Australian shares hit three-month low as Federal Reserve cautions on interest rate cuts
Australia’s major banks have emerged the losers in more drama today, with Commonwealth Bank leading the charge with an almighty tumble.
Commonwealth Bank has clearly been on Santa’s naughty list — as the nation’s biggest bank was hammered on the Aussie stock market on Friday.
It was the second straight day of major losses on the ASX — with a combined total of $42 billion wiped off its value on one of the last trading days before Christmas.
CBA copped it hard, losing whopping 3.6 per cent, as global markets deal with a wave of uncertainty.
Global uncertainty triggered by US move
It all appears to have been trigged by a call from the US Federal Reserve which appears to have concerns about Donald Trump’s imminent return to the White House and his policy proposals.

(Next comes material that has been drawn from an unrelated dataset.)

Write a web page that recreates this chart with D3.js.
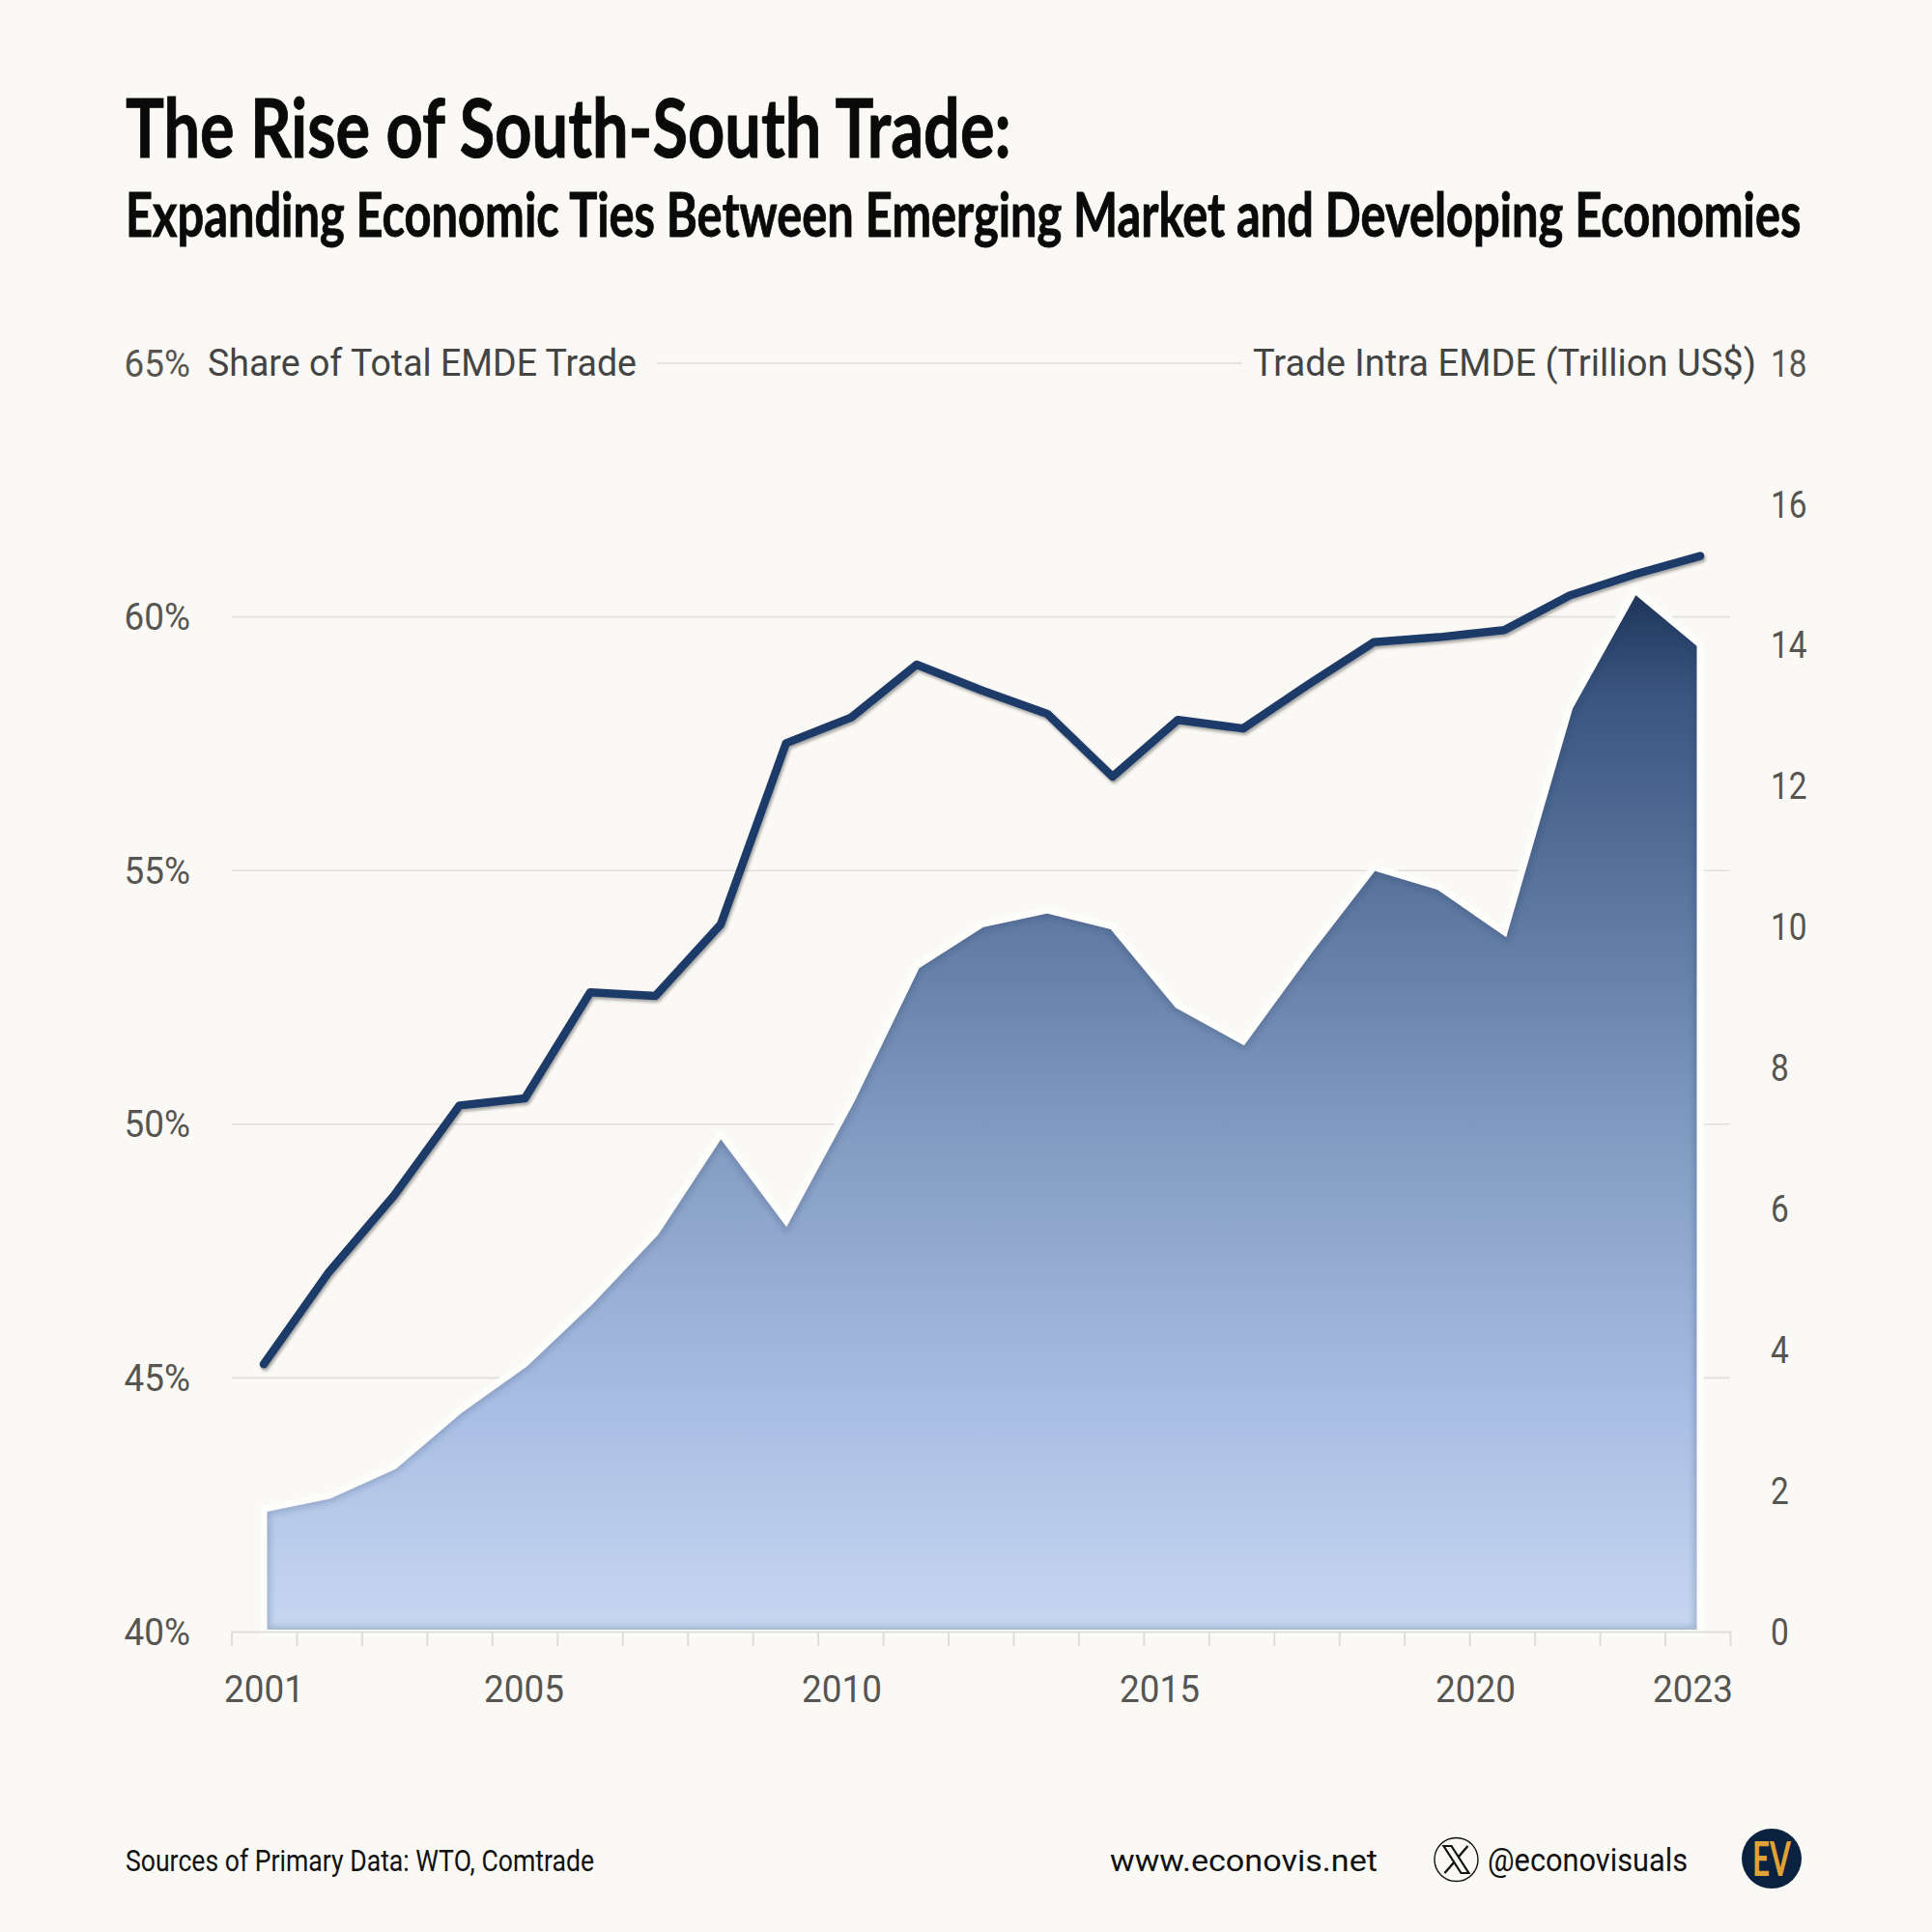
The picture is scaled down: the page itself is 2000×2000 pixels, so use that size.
<!DOCTYPE html>
<html><head><meta charset="utf-8">
<script src="https://cdn.jsdelivr.net/npm/d3@7/dist/d3.min.js"></script>
<style>html,body{margin:0;padding:0;background:#faf9f5}svg{display:block}</style>
</head><body><svg id="c" width="2000" height="2000"></svg>
<script>
const years = d3.range(2001, 2024);
const shareValues = [45.27,47.09,48.6,50.37,50.51,52.6,52.53,53.94,57.51,58.02,59.06,58.55,58.09,56.85,57.97,57.8,58.67,59.5,59.6,59.74,60.42,60.84,61.2];
const tradeValues = [1.74,1.93,2.35,3.14,3.8,4.68,5.66,7.07,5.83,7.54,9.45,10.04,10.24,10.01,8.89,8.38,9.65,10.85,10.57,9.93,13.12,14.78,14.01];
const leftTicks = [40,45,50,55,60,65];
const rightTicks = [0,2,4,6,8,10,12,14,16,18];
const gridTicks = [45,50,55,60];
const yearLabels = [2001,2005,2010,2015,2020,2023];
const yearLabelPos = [273,542,871,1200,1527,1752];

const svg = d3.select('#c');
const BG = '#faf9f5', SANS = 'Roboto', NARROW = 'Lato';
svg.append('rect').attr('width',2000).attr('height',2000).attr('fill',BG);

const x = d3.scalePoint().domain(years).range([273,1760]);
const xTicks = d3.scaleLinear().domain([0,23]).range([239.5,1791]);
const xLab = d3.scaleLinear().domain(yearLabels).range(yearLabelPos);
const yL = d3.scaleLinear().domain([40,65]).range([1689,376]);
const yR = d3.scaleLinear().domain([0,18]).range([1689,376]);

const defs = svg.append('defs');
const grad = defs.append('linearGradient').attr('id','g').attr('gradientUnits','userSpaceOnUse')
  .attr('x1',0).attr('x2',0).attr('y1',yR(14.78)).attr('y2',yR(0));
[[0,'#1f3559'],[0.1,'#3a5580'],[0.3,'#5c769f'],[0.5,'#7f97be'],[0.78,'#a8bde3'],[1,'#c6d7f1']]
  .forEach(s=>grad.append('stop').attr('offset',s[0]).attr('stop-color',s[1]));
const ds = defs.append('filter').attr('id','ds').attr('x','-5%').attr('y','-5%').attr('width','110%').attr('height','110%');
ds.append('feDropShadow').attr('dx',1.5).attr('dy',2.5).attr('stdDeviation',1.6).attr('flood-color','#000').attr('flood-opacity',.35);
defs.append('filter').attr('id','bl').append('feGaussianBlur').attr('stdDeviation',3);

const area = d3.area().x((d,i)=>x(years[i])).y0(yR(0)+1.5).y1(d=>yR(d));
const areaD = area(tradeValues);
defs.append('clipPath').attr('id','ac').append('path').attr('d',areaD);

// grid
svg.append('g').selectAll('line').data(gridTicks).join('line')
  .attr('x1',239.5).attr('x2',1791).attr('y1',d=>yL(d)).attr('y2',d=>yL(d))
  .attr('stroke','#e0dfda').attr('stroke-width',1.6);
svg.append('line').attr('x1',680).attr('x2',1286).attr('y1',yL(65)).attr('y2',yL(65))
  .attr('stroke','#e0dfda').attr('stroke-width',1.6);

// area
svg.append('path').attr('d',areaD).attr('fill','url(#g)');
svg.append('g').attr('clip-path','url(#ac)').append('path').attr('d',areaD)
  .attr('fill','none').attr('stroke','#1a3058').attr('stroke-opacity',.22).attr('stroke-width',13).attr('filter','url(#bl)');
svg.append('path').attr('d',areaD).attr('fill','none').attr('stroke','#fdfdfb').attr('stroke-width',7).attr('stroke-linejoin','miter');

// line
svg.append('path').attr('d',d3.line().x((d,i)=>x(years[i])).y(d=>yL(d))(shareValues))
  .attr('fill','none').attr('stroke','#1f3a68').attr('stroke-width',8.5)
  .attr('stroke-linecap','round').attr('stroke-linejoin','round').attr('filter','url(#ds)');

function squeeze(sel,k){sel.each(function(){const t=d3.select(this);t.attr('textLength',this.getComputedTextLength()*k).attr('lengthAdjust','spacingAndGlyphs');});}
function label(px,py,s,o){
  const t=svg.append('text').attr('x',px).attr('y',py).text(s)
    .attr('font-family',o.font||SANS).attr('font-size',o.size).attr('font-weight',o.weight||400)
    .attr('fill',o.fill||'#111').attr('text-anchor',o.anchor||'start');
  if(o.width) t.attr('textLength',o.width).attr('lengthAdjust','spacingAndGlyphs');
  return t;
}
// horizontal fit by transform, for text whose natural width is wider than the page
function fitted(px,py,s,o){
  const t=svg.append('text').text(s).attr('font-family',o.font).attr('font-size',o.size).attr('font-weight',o.weight)
    .attr('fill',o.fill).attr('stroke',o.fill).attr('stroke-width',o.heavy);
  const k=o.width/t.node().getComputedTextLength();
  t.attr('transform',`translate(${px},${py}) scale(${k},1)`);
  return t;
}

// axes
const xAxis = d3.axisBottom(xTicks).tickValues(d3.range(24)).tickSize(15).tickSizeOuter(0).tickFormat('');
const gx = svg.append('g').attr('transform',`translate(0,${yR(0)})`).call(xAxis);
gx.selectAll('path,line').attr('stroke','#dfded9').attr('stroke-width',2);
const gl = svg.append('g').attr('transform','translate(197,1)').call(d3.axisLeft(yL).tickValues(leftTicks).tickSize(0).tickPadding(0).tickFormat(d=>d+'%'));
const gr = svg.append('g').attr('transform','translate(1833,1)').call(d3.axisRight(yR).tickValues(rightTicks).tickSize(0).tickPadding(0));
const gy = svg.append('g').attr('transform','translate(0,1762)').call(d3.axisBottom(xLab).tickValues(yearLabels).tickSize(0).tickPadding(0).tickFormat(d3.format('d')));
[gl,gr,gy].forEach((g,i)=>{g.select('.domain').remove();g.selectAll('text').attr('font-family',SANS).attr('font-weight',400).attr('font-size',38).attr('fill','#565551').call(squeeze,i==1?.88:.97);});
gy.selectAll('text').attr('dy',0).attr('y',0);

// titles
fitted(130,163,'The Rise of South-South Trade:',{font:NARROW,size:85,weight:700,fill:'#0a0a0a',width:917,heavy:.9});
fitted(130,245,'Expanding Economic Ties Between Emerging Market and Developing Economies',{font:NARROW,size:64,weight:700,fill:'#0a0a0a',width:1735,heavy:.9});
label(215,389,'Share of Total EMDE Trade',{size:38,fill:'#444',width:444});
label(1297,389,'Trade Intra EMDE (Trillion US$)',{size:38,fill:'#444',width:521});

// footer
label(130,1937,'Sources of Primary Data: WTO, Comtrade',{size:31,fill:'#111',width:485});
label(1149,1937,'www.econovis.net',{size:32,fill:'#111',width:277});
label(1540,1937,'@econovisuals',{size:33,fill:'#111',width:207});
const xi = svg.append('g').attr('transform','translate(1507.5,1925)');
xi.append('circle').attr('r',22.5).attr('fill','none').attr('stroke','#111').attr('stroke-width',1.4);
xi.append('path').attr('d','M-13,-14 L-5,-14 L13,14 L5,14 Z').attr('fill','none').attr('stroke','#111').attr('stroke-width',2.2);
xi.append('path').attr('d','M12,-14 L2,-2.5 M-2,2.5 L-12,14').attr('fill','none').attr('stroke','#111').attr('stroke-width',2.4);
const ev = svg.append('g').attr('transform','translate(1834,1924)');
ev.append('circle').attr('r',31).attr('fill','#0b2140');
ev.append('text').attr('text-anchor','middle').attr('y',18).attr('font-family',NARROW).attr('font-weight',700)
  .attr('font-size',50).attr('textLength',40).attr('lengthAdjust','spacingAndGlyphs').attr('fill','#e0a236').text('EV');
</script></body></html>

Fed chair Jerome Powell acknowledged on Wednesday that Mr Trump’s economic platform, which includes the threat of major tariff hikes, the extension of tax cuts, and mass deportation, had been a consideration when members of the rate-setting committee met to consider the number of interest rate cuts they expect next year.
“Some did identify policy uncertainty as one of the reasons for their writing down more uncertainty around inflation,” Mr Powell said after the Fed announced it was cutting rates by a quarter point and signalled just two cuts in 2025 — a call which sent shockwaves around global markets on Thursday. Australian stocks for example lost $50 billion.
“We don’t know what’ll be tariffed from what countries, for how long, and what size,” Mr Powell said. “We don’t know whether there will be retaliatory tariffs, we don’t know what the transmission of any of that will be into consumer prices.”
Previously, Mr Powell had refused to comment on how the Fed was thinking about the potential impact of the next administration’s economic policies.
Mr Trump has continued to insist that, “properly used,” tariffs would be positive for the US economy.
“Our country right now loses to everybody,” he told reporters at his Florida residence earlier this week. “Tariffs will make our country rich.”
Given the uncertainty over Mr Trump’s plans, the decision by many policymakers to pencil so few cuts may have been a signal that they are willing to keep rates higher if the new administration puts forward policies that are inflationary, Steve Englander, head of G10 FX Research at Standard Chartered bank, told AFP.
“There are reasons not to be that pessimistic, and yet they chose to be that pessimistic,” he said. “So it’s hard to sort of avoid the signal that maybe they wanted to send a message.”
The US central bank has a dual mandate from Congress to act independently to tackle inflation and unemployment. But it must still consider how the economy could be affected by government policies.
Australia cops huge hit
All this has resulted in Australian shares sliding to a three-month low on Friday, with traders continuing to react to the Federal Reserve’s decision to reduce its projections for interest rate cuts in 2025.
The ASX closed the day down 1.29 per cent, settling at 8067.70, marking its lowest level since September.
Over the course of the week, the index shed nearly 3 per cent, driven by a broad sell-off, particularly in banking and consumer discretionary stocks.
The downturn follows the Fed’s revised stance, with its outlook on interest rate cuts in 2025 now reduced from three to two.
Mr Powell also issued a warning about the ongoing risks of reinflation, signalling a more cautious approach moving forward.
The impact was felt across global markets, with New York traders initially reacting with a sell-off, although they staged a recovery overnight on Thursday.
However, in Australia, the prevailing sentiment remained decidedly risk-averse.
The biggest losers on the ASX were the major banks, with Commonwealth Bank leading the charge with a 3.4 per cent tumble.
NAB declined 2 per cent, and Westpac dropped 1.3 per cent. Bellevue Gold was another major drag on the index, tumbling 5 per cent as a lower gold price hit local producers.
In biotech, Mesoblast saw a sharp 21.5 per cent decline after US regulators gave approval to a competitor’s groundbreaking cell therapy, prompting a wave of profit-taking.
Meanwhile, HMC Capital rose 3.2 per cent following a sell-off earlier in the week, sparked by the lacklustre IPO performance of DigiCo, a company in which HMC is a major investor.
Meanwhile, Integral Diagnostics rose one per cent after completing a merger with Capitol Health, and Ventia gained 3 per cent after announcing a five-year deal with Telstra, though Telstra’s shares remained flat.
Wesfarmers fell 3.7 per cent, following the announcement of the sale of its Coregas business for $770 million. De Grey Mining climbed 1.4 per cent on positive news regarding its Hemi Gold project, while Woodside rose 1.3 per cent, despite Citi analysts issuing a sell rating on the stock after the company’s recent asset swap deal with Chevron involving a $34 billion LNG venture.